Deftones, “Digital Bath”, in https://www.youtube.com/watch?v=O_IIAYZL1R4
Hoje é diferente porque hoje as pessoas ambicionam visibilidade, querem ser diferentes apesar da homogeneidade dos gostos, querem partir da indiferença de estatuto que promovem ao perfilharem gostos semelhantes para se distinguirem dos demais como se fossem peças únicas de um mosaico por igual. Neste hoje que atravessamos, as pessoas reivindicam o direito à diferença assente nos predicados da igualdade, mas ficam reféns de um paradoxo: como podem basear a sua natureza única na cidadela da igualdade, se a igualdade dissolve as diferenças?
Hoje, todos querem estar uns degraus acima dos demais. Todos querem subir os degraus que os separam de uma posição cimeira, como se apenas interessasse o efeito ilusório dos rankings disto-e-daquilo. Hoje, ser número um é destino inapelável, a suprema autorrealização. O direito a sermos iguais confere a visibilidade do eu por oposição aos outros, dando corpo a outra contradição interna e insanável: temos direito a vir em primeiro lugar porque assim nos é garantido pela lógica da igualdade, mas assim que nos entronizamos no primeiro lugar estamos um degrau acima dos outros e acabamos por ser os procuradores da desigualdade.
Hoje é doloroso viver neste hoje que nos cerca com tanta imponderação, com tanta frivolidade a salgar a existência, com a bússola alquebrada pelos olhares míopes que dedicamos às coisas. Somos seduzidos pelas delícias da democracia que se agarra ao esteio da igualdade. Quando damos caução ao ensimesmar, beneficiamos das oportunidades da democracia e, ao mesmo tempo, sobre ela praticamos sevícias não reconhecidas no momento do ato. A fulgurante subida a palco, permitida pela banalização da democracia e pela igualdade que, de tão apregoada, está gasta, alimenta errâncias narcísicas que convocam a urgência do primeiro lugar e destinam os outros a lugares inferiores.

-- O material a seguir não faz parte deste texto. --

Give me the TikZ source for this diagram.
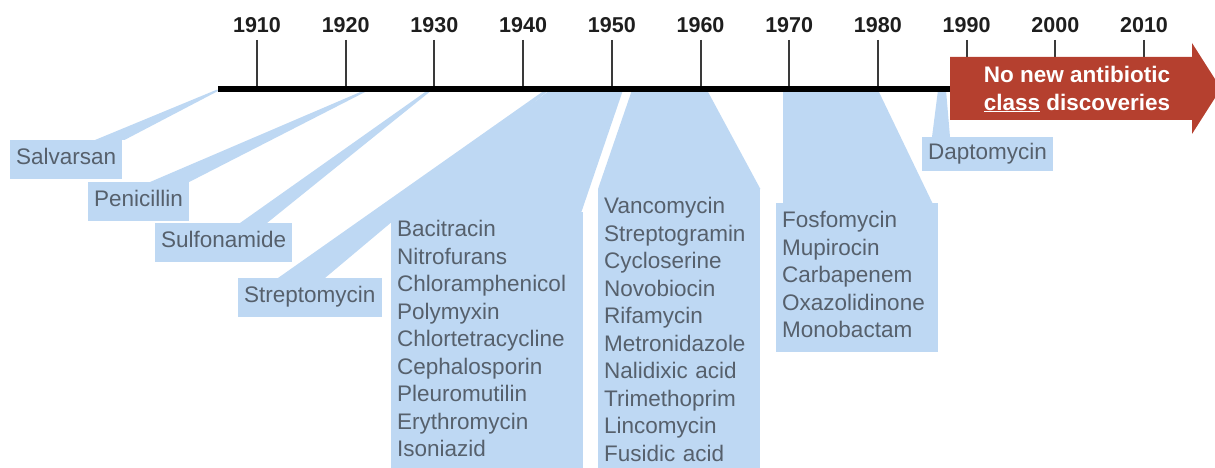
\documentclass[tikz,border=0pt]{standalone}
\usepackage{fontspec}
\setmainfont{Liberation Sans}
\usetikzlibrary{positioning,calc}
\definecolor{ink}     {HTML}{1E1E1E}
\definecolor{tickgray}{HTML}{3A3A3A}
\definecolor{sky}     {HTML}{BED8F3}
\definecolor{slate}   {HTML}{56606C}
\definecolor{brick}   {HTML}{B5402F}
\tikzset{
  % --- callouts
  drug/.style  = {fill=sky, text=slate, anchor=north west, inner xsep=6pt, inner ysep=5.5pt,
                  font=\fontsize{22.5}{27.5}\selectfont,
                  execute at begin node=\strut, execute at end node=\strut},
  drugs/.style = {drug, align=left},
  wedge/.style = {fill=sky},
  % --- axis
  yr/.style    = {font=\fontsize{21.5}{24}\selectfont\bfseries, text=ink, inner sep=2pt},
  tick/.style  = {draw=tickgray, line width=2pt},
  bar/.style   = {draw=black, line width=6.5pt},
  % --- gap arrow
  gap/.style   = {fill=brick},
  gaptxt/.style= {font=\fontsize{22.5}{28}\selectfont\bfseries, text=white, align=center},
}

\begin{document}
\begin{tikzpicture}[x=1pt, y=-1pt]
  \useasboundingbox (0,0) rectangle (1215,468);

  % years and ticks
  \foreach \yr [count=\i from 0] in {1910,1920,...,2010}{
    \coordinate (k\yr) at (257+\i*88.7,89);
    \node[yr] (y\yr) at (257+\i*88.7,25) {\yr};
    \draw[tick] ([yshift=-5pt]y\yr.south) -- (k\yr);
  }

  % discoveries
  \node[drug] (salv)  at (10,140)  {Salvarsan};
  \node[drug] (peni)  at (88,182)  {Penicillin};
  \node[drug] (sulf)  at (155,223) {Sulfonamide};
  \node[drug] (strep) at (238,278) {Streptomycin};
  \node[drugs, text width=180pt] (g50) at (391,212)
    {Bacitracin\\Nitrofurans\\Chloramphenicol\\Polymyxin\\Chlortetracycline\\
     Cephalosporin\\Pleuromutilin\\Erythromycin\\Isoniazid};
  \node[drugs, text width=150pt] (g60) at (598,189)
    {Vancomycin\\Streptogramin\\Cycloserine\\Novobiocin\\Rifamycin\\
     Metronidazole\\Nalidixic acid\\Trimethoprim\\Lincomycin\\Fusidic acid};
  \node[drugs, text width=150pt] (g70) at (776,203)
    {Fosfomycin\\Mupirocin\\Carbapenem\\Oxazolidinone\\Monobactam};
  \node[drug, inner ysep=3pt] (dapto) at (922,137) {Daptomycin};

  % where each one hangs from the bar
  \coordinate (salv0)  at (218,90);
  \coordinate (peni0)  at (367,90);
  \coordinate (sulf0)  at (430,90);
  \coordinate (strep0) at (547,90);
  \coordinate (dapto0) at (942,90);

  \fill[wedge] ([xshift=-2pt]salv0) -- ([xshift=2pt]salv0)
        -- ([xshift=2pt]salv.north east) -- ([xshift=85pt]salv.north west) -- cycle;
  \fill[wedge] ([xshift=-2pt]peni0) -- ([xshift=2pt]peni0)
        -- (peni.north east) -- ([xshift=62pt]peni.north west) -- cycle;
  \fill[wedge] ([xshift=-2pt]sulf0) -- ([xshift=2pt]sulf0)
        -- ([xshift=112pt]sulf.north west) -- ([xshift=85pt]sulf.north west) -- cycle;
  \fill[wedge] ([xshift=-2pt]strep0) -- ([xshift=2pt]strep0)
        -- ([xshift=87pt]strep.north west) -- ([xshift=40pt]strep.north west) -- cycle;
  \fill[wedge] ([xshift=-4pt]dapto0) -- ([xshift=4pt]dapto0)
        -- ([xshift=28pt]dapto.north west) -- ([xshift=10pt]dapto.north west) -- cycle;
  \fill[wedge] (550,90) -- (623,90) -- ([xshift=-2pt]g50.north east) -- (g50.north west) -- cycle;
  \fill[wedge] (632,90) -- (707,90) -- (g60.north east) -- (g60.north west) -- cycle;
  \fill[wedge] (783,90) -- (878,90) -- ([xshift=-6pt]g70.north east)
        -- ([xshift=7pt]g70.north west) -- cycle;

  % timeline
  \coordinate (t0) at (218,89);
  \coordinate (t1) at (960,89);
  \draw[bar] (t0) -- (t1);

  % no new classes since
  \fill[gap] (950,57) -- (1192,57) -- (1192,43) -- (1221,88.5) -- (1192,134)
        -- (1192,120) -- (950,120) -- cycle;
  \node[gaptxt] (nonew) at (1077,89) {No new antibiotic\\\underline{class} discoveries};
\end{tikzpicture}
\end{document}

Este é um hoje decadente, preso às incongruências internas de um modelo que só respira teoria, em que todos querem ser número um como se fosse possível um empate multitudinário no lugar cimeiro dos rankings chamados à colação. Hoje somos destinatários desta igualdade vulgarizada e contribuímos para a sua degradação. Somos os primeiros a gastar os predicados da parceria entre democracia e igualdade. Somos convidados a ser a peça central do universo, como se tudo o resto fosse centrífugo.
Hoje, diligentemente educados sobre a nossa gregária condição, praticamos a teimosia do primeiro lugar. E, de uma assentada, promovemos as exéquias futuras do sistema que semeou a esperança de podermos figurar no primeiro lugar.